[RECORDS SUPPLIED]
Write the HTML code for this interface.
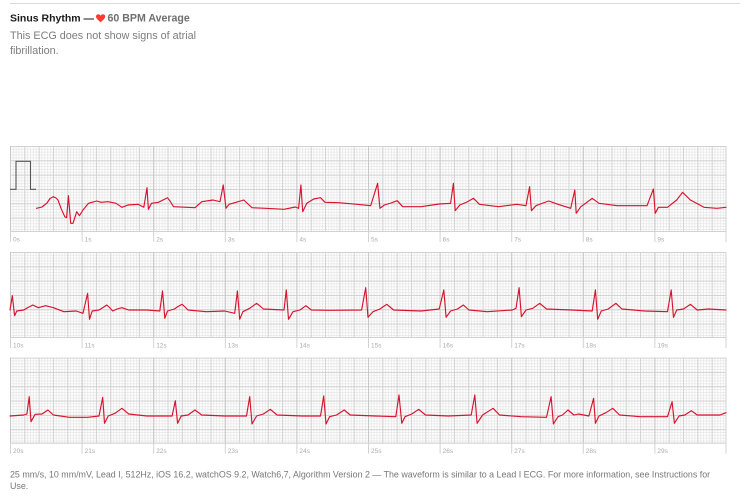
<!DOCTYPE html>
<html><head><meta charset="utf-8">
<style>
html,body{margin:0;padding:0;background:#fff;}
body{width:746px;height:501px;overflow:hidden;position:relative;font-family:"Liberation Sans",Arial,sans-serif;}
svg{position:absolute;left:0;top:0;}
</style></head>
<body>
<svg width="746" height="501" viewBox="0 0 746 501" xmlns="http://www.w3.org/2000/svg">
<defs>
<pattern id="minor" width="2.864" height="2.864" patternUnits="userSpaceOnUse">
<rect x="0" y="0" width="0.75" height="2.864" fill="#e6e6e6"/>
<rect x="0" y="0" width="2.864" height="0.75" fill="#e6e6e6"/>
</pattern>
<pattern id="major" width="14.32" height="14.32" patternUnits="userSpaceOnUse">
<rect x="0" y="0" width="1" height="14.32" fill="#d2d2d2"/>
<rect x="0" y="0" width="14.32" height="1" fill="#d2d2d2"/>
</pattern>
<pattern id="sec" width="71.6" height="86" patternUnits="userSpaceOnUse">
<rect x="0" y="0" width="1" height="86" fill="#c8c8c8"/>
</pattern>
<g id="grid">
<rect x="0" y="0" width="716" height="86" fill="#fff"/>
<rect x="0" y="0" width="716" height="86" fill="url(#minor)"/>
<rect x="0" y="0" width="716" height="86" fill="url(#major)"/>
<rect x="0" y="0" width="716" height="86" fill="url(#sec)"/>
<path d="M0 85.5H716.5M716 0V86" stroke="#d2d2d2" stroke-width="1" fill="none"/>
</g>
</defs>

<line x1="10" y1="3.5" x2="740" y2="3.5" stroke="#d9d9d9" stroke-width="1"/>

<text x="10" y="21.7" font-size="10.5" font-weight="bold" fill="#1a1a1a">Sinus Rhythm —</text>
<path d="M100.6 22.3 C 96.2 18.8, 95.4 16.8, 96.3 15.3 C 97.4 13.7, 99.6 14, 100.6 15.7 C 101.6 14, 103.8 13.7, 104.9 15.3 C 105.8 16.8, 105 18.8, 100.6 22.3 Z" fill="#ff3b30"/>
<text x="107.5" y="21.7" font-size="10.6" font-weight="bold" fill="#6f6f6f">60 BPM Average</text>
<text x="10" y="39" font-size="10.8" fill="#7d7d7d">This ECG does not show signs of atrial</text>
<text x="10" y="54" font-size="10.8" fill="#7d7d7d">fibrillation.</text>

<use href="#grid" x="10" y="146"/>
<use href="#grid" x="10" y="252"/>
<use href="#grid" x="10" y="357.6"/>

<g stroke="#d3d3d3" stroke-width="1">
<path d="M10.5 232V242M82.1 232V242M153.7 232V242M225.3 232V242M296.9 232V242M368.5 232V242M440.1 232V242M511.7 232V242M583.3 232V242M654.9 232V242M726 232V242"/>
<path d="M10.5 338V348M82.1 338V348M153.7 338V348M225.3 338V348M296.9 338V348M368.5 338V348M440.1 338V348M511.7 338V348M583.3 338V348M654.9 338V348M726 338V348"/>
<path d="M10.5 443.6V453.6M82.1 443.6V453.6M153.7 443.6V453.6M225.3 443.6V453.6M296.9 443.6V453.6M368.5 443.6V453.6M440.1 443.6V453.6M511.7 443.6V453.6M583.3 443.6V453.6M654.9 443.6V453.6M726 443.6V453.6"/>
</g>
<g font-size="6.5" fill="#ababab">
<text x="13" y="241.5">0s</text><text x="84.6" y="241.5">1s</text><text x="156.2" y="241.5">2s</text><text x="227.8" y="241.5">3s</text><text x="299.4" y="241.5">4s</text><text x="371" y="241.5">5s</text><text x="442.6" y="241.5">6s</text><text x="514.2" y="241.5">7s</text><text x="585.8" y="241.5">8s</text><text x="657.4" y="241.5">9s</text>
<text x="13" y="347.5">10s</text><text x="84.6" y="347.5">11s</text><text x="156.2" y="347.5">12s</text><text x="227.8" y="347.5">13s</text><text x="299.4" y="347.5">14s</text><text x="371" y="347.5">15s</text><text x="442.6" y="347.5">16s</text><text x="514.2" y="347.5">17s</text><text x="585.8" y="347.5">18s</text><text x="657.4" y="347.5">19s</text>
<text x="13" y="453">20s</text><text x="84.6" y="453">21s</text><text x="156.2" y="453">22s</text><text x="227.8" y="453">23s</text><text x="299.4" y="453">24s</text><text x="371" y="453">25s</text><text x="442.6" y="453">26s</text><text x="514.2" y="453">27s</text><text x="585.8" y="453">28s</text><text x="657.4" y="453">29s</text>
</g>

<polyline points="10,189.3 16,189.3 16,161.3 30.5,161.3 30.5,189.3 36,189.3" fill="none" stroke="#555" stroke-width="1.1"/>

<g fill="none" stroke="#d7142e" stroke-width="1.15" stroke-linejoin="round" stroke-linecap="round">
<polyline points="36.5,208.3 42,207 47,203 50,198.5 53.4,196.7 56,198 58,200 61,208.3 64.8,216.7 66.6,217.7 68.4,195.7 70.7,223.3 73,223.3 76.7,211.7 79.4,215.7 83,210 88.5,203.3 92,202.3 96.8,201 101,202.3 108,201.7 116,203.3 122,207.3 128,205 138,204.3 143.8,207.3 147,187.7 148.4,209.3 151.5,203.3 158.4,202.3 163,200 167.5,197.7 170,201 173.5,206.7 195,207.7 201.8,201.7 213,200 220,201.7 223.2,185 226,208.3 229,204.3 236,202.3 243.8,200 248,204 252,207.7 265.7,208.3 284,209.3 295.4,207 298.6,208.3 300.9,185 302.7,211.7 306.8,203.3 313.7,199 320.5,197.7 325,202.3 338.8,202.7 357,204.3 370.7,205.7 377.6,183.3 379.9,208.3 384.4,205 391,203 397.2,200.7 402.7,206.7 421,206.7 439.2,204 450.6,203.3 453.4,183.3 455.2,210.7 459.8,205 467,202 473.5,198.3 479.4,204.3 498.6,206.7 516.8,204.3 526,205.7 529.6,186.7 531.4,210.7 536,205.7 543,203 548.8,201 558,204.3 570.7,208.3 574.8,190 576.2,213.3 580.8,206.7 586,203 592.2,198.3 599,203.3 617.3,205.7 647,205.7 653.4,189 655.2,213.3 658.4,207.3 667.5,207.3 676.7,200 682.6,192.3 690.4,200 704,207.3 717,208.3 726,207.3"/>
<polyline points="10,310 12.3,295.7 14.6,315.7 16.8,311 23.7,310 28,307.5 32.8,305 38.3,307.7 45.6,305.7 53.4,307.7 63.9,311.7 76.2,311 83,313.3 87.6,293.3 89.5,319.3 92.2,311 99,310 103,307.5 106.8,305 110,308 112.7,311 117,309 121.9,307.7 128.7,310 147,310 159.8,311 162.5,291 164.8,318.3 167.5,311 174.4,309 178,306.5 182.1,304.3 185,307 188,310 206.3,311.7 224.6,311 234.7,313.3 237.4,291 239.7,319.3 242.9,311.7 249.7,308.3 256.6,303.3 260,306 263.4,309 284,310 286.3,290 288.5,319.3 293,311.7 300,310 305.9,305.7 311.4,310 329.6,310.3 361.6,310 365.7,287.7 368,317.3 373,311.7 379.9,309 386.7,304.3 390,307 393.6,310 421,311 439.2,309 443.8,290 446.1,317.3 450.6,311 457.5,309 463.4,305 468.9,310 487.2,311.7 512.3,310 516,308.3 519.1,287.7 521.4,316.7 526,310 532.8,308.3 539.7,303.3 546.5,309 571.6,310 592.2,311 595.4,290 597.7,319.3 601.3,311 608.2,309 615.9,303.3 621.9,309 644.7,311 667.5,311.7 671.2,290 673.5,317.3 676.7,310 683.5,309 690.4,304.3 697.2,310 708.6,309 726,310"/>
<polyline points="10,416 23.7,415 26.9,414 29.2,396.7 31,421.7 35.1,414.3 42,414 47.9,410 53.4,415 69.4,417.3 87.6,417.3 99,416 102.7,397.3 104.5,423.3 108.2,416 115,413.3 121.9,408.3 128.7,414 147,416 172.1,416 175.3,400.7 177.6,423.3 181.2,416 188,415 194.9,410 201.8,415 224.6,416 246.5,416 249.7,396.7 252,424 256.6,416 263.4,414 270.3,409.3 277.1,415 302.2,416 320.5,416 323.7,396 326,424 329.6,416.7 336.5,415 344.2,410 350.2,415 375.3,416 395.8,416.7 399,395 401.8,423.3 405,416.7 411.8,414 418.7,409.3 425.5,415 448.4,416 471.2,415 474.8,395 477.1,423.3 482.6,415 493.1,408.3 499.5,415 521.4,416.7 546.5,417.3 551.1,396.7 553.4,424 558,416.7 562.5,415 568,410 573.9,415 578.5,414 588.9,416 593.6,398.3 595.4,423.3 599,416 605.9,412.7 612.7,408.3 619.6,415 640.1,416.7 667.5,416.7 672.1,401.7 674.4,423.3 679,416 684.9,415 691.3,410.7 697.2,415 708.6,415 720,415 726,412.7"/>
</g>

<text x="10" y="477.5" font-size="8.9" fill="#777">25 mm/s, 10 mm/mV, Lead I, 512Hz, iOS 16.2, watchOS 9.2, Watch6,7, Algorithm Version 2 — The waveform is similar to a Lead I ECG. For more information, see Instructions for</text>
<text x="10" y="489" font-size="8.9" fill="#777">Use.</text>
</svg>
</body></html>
---
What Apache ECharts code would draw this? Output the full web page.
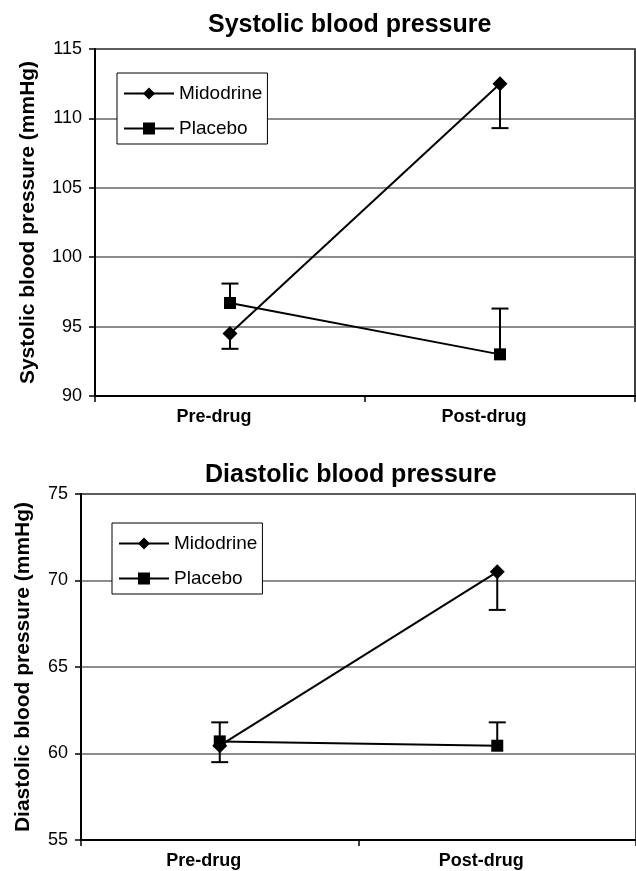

[EXERCISE TASK] Search the listing for the word "code". Copy every line in which it occurs.

[EXERCISE ANSWER]
Write the HTML code for this interface.
What Apache ECharts code would draw this? Output the full web page.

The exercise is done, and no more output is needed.